Training expenses do not qualify as part of this allowance. If contractors are unsure of their status under IR35 they should consult a legal professional. If you do fall under these regulations you may be able to adjust your work practices in order accommodate an “IR35-friendly” approach in order to escape the regulations.


Are you 'Self Employed'?

First and foremost you must establish whether you are considered 'employed' or 'self employed' under HMRC’s terms. There is some ambiguity in the “employment status” guidelines, which seems to help very little.

They state that they will most likely conduct an overall evaluation of the contracting entrepreneurs position to determine which category of employment applies to them under their rules. Any amended contracts then, should be reflected in your general work practices.

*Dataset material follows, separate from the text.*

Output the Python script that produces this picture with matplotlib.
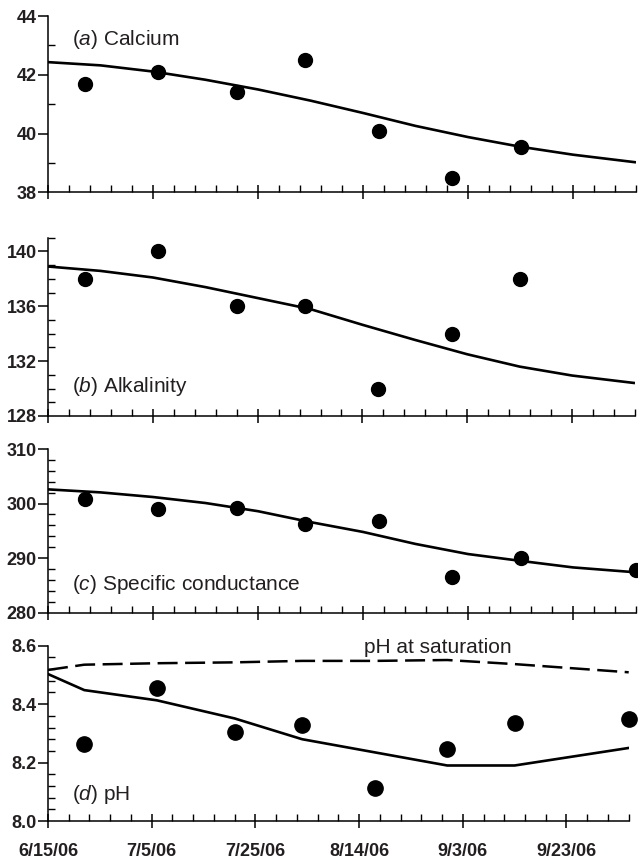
import matplotlib
matplotlib.use("Agg")
import matplotlib.pyplot as plt
import matplotlib.dates as mdates
import numpy as np

plt.rcParams['font.family'] = ['Liberation Sans', 'DejaVu Sans']
plt.rcParams['mathtext.fontset'] = 'custom'
plt.rcParams['mathtext.rm'] = 'Liberation Sans'
plt.rcParams['mathtext.it'] = 'Liberation Sans:italic'

INK = '#231f20'

# sample dates (measured points)
sample_dates = np.array(['2006-06-22', '2006-07-06', '2006-07-21', '2006-08-03',
                         '2006-08-17', '2006-08-31', '2006-09-13', '2006-10-05'],
                        dtype='datetime64[D]')

calcium = [41.7, 42.1, 41.4, 42.5, 40.1, 38.5, 39.55]
alkalinity = [138, 140, 136, 136, 130, 134, 138]
conductance = [300.9, 299.0, 299.2, 296.3, 296.8, 286.6, 290.0, 287.9]
ph = [8.263, 8.456, 8.305, 8.327, 8.113, 8.248, 8.336, 8.348]

# model curves, read every 10 days
curve_dates = np.array(['2006-06-15', '2006-06-25', '2006-07-05', '2006-07-15',
                        '2006-07-25', '2006-08-04', '2006-08-14', '2006-08-24',
                        '2006-09-03', '2006-09-13', '2006-09-23', '2006-10-05'],
                       dtype='datetime64[D]')
calcium_fit = [42.43, 42.32, 42.11, 41.83, 41.50, 41.12, 40.70, 40.26, 39.88, 39.55, 39.28, 39.02]
alkalinity_fit = [138.9, 138.58, 138.1, 137.4, 136.6, 135.8, 134.65, 133.55, 132.5, 131.6, 130.95, 130.4]
conductance_fit = [302.6, 302.05, 301.2, 300.1, 298.6, 296.6, 294.8, 292.6, 290.75, 289.5, 288.3, 287.4]

# pH model and pH at saturation (polylines at the sample dates)
ph_dates = np.array(['2006-06-15', '2006-06-22', '2006-07-06', '2006-07-21', '2006-08-03',
                     '2006-08-17', '2006-08-31', '2006-09-13', '2006-10-05'],
                    dtype='datetime64[D]')
ph_fit = [8.503, 8.448, 8.413, 8.351, 8.28, 8.235, 8.19, 8.19, 8.25]
ph_sat = [8.517, 8.535, 8.54, 8.543, 8.548, 8.548, 8.551, 8.537, 8.509]

tick_dates = np.array(['2006-06-15', '2006-07-05', '2006-07-25', '2006-08-14',
                       '2006-09-03', '2006-09-23'], dtype='datetime64[D]')
tick_labels = ['6/15/06', '7/5/06', '7/25/06', '8/14/06', '9/3/06', '9/23/06']
x_start = np.datetime64('2006-06-15')
x_end = np.datetime64('2006-10-05')

W, H = 638, 860
fig = plt.figure(figsize=(W / 100, H / 100), dpi=100)


def make_ax(left, top, right, bottom):
    return fig.add_axes([left / W, 1 - bottom / H, (right - left) / W, (bottom - top) / H])


ax_a = make_ax(48, 16, 636, 192.3)
ax_b = make_ax(48, 237.7, 635, 416)
ax_c = make_ax(48, 449, 636, 612.7)
ax_d = make_ax(48, 645.7, 628.7, 821)

major = mdates.date2num(tick_dates)
minor = np.arange(mdates.date2num(x_start), mdates.date2num(x_end) + 1, 4)

panels = [
    (ax_a, calcium, calcium_fit, (38, 44), np.arange(38, 45, 2), np.arange(38, 45, 1), '(' + r'$\it{a}$' + ') Calcium', 0.836, 10),
    (ax_b, alkalinity, alkalinity_fit, (128, 141), np.arange(128, 141, 4), np.arange(128, 142, 1), '(' + r'$\it{b}$' + ') Alkalinity', 0.132, 10),
    (ax_c, conductance, conductance_fit, (280, 310), np.arange(280, 311, 10), np.arange(280, 311, 2), '(' + r'$\it{c}$' + ') Specific conductance', 0.139, 10),
]

for ax, vals, fit, ylim, yt, ymt, label, ly, ms in panels:
    ax.plot(curve_dates, fit, color='black', lw=1.9, solid_capstyle='butt')
    ax.plot(sample_dates[:len(vals)], vals, 'o', color='black', ms=ms, clip_on=False)
    ax.set_ylim(*ylim)
    ax.set_yticks(yt)
    ax.set_yticks(ymt, minor=True)
    ax.text(0.041, ly, label, transform=ax.transAxes, fontsize=15, color=INK, va='baseline')

ax_d.plot(ph_dates, ph_fit, color='black', lw=1.9)
ax_d.plot(ph_dates, ph_sat, color='black', lw=1.8, dashes=(8, 3))
ax_d.plot(sample_dates, ph, 'o', color='black', ms=11, clip_on=False)
ax_d.set_ylim(8.0, 8.6)
ax_d.set_yticks(np.round(np.arange(8.0, 8.61, 0.2), 1))
ax_d.set_yticks(np.arange(8.0, 8.61, 0.04), minor=True)
ax_d.yaxis.set_major_formatter(matplotlib.ticker.FormatStrFormatter('%.1f'))
ax_d.text(0.041, 0.12, '(' + r'$\it{d}$' + ') pH', transform=ax_d.transAxes, fontsize=15, color=INK, va='baseline')
ax_d.text(0.545, 0.957, 'pH at saturation', transform=ax_d.transAxes, fontsize=15, color=INK, va='baseline')

for ax in [ax_a, ax_b, ax_c, ax_d]:
    ax.set_xlim(mdates.date2num(x_start), mdates.date2num(x_end))
    ax.set_xticks(major)
    ax.set_xticks(minor, minor=True)
    ax.spines['top'].set_visible(False)
    ax.spines['right'].set_visible(False)
    ax.spines['left'].set_linewidth(1.1)
    ax.spines['bottom'].set_linewidth(1.1)
    ax.tick_params(axis='x', which='major', direction='inout', length=10, width=1.1, color='black')
    ax.tick_params(axis='x', which='minor', direction='in', length=5, width=1.0, color='black')
    ax.tick_params(axis='y', which='major', direction='out', length=7, width=1.1, pad=1,
                   labelsize=13, labelcolor=INK)
    ax.tick_params(axis='y', which='minor', direction='in', length=5, width=1.0)
    for t in ax.get_yticklabels():
        t.set_fontweight('bold')
    if ax is ax_d:
        ax.set_xticklabels(tick_labels, fontsize=13, fontweight='bold', color=INK)
        ax.tick_params(axis='x', which='major', pad=11)
    else:
        ax.set_xticklabels([])

fig.savefig('out.png', dpi=100)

If you are able to make the appropriate adjustments it's in your best interest to be deemed in this case as “self-employed” so it may be best to explore how you can diversify or change your business model in order to accommodate.

There Are a Few Loopholes


  • If you can show yourself as “self employed” this is the best option you can pursue. You will need to try and establish an “IR35 friendly contract”, with work practices that match those standards.
  • Contract overseas-sometimes location is the best way to adjust your tax status. Set up in sunnier climate for fairer weather and fairer taxes. There are many reasons to contract overseas in addition to taxes for example lower living costs. Beware however that for what reason you're moving overseas taxes are often even more complicated in the U.K depending on your situation so always consult a tax specialist.
  • Become permanent: You could become a permanent contractor especially if it's something you love and are good at it. Just make sure you consider the other two options beforehand. Some contractors prefer to go permanent, to escape the uncertainty of IR35 and for a more secure career future.
  • Doing nothing: Many contractors have tried to ignore this legislation hoping it will go away, unfortunately this is probably the worst option available. It's better to prepare yourself for what's coming so you can make the best financial arrangement to bear the brunt of the burden.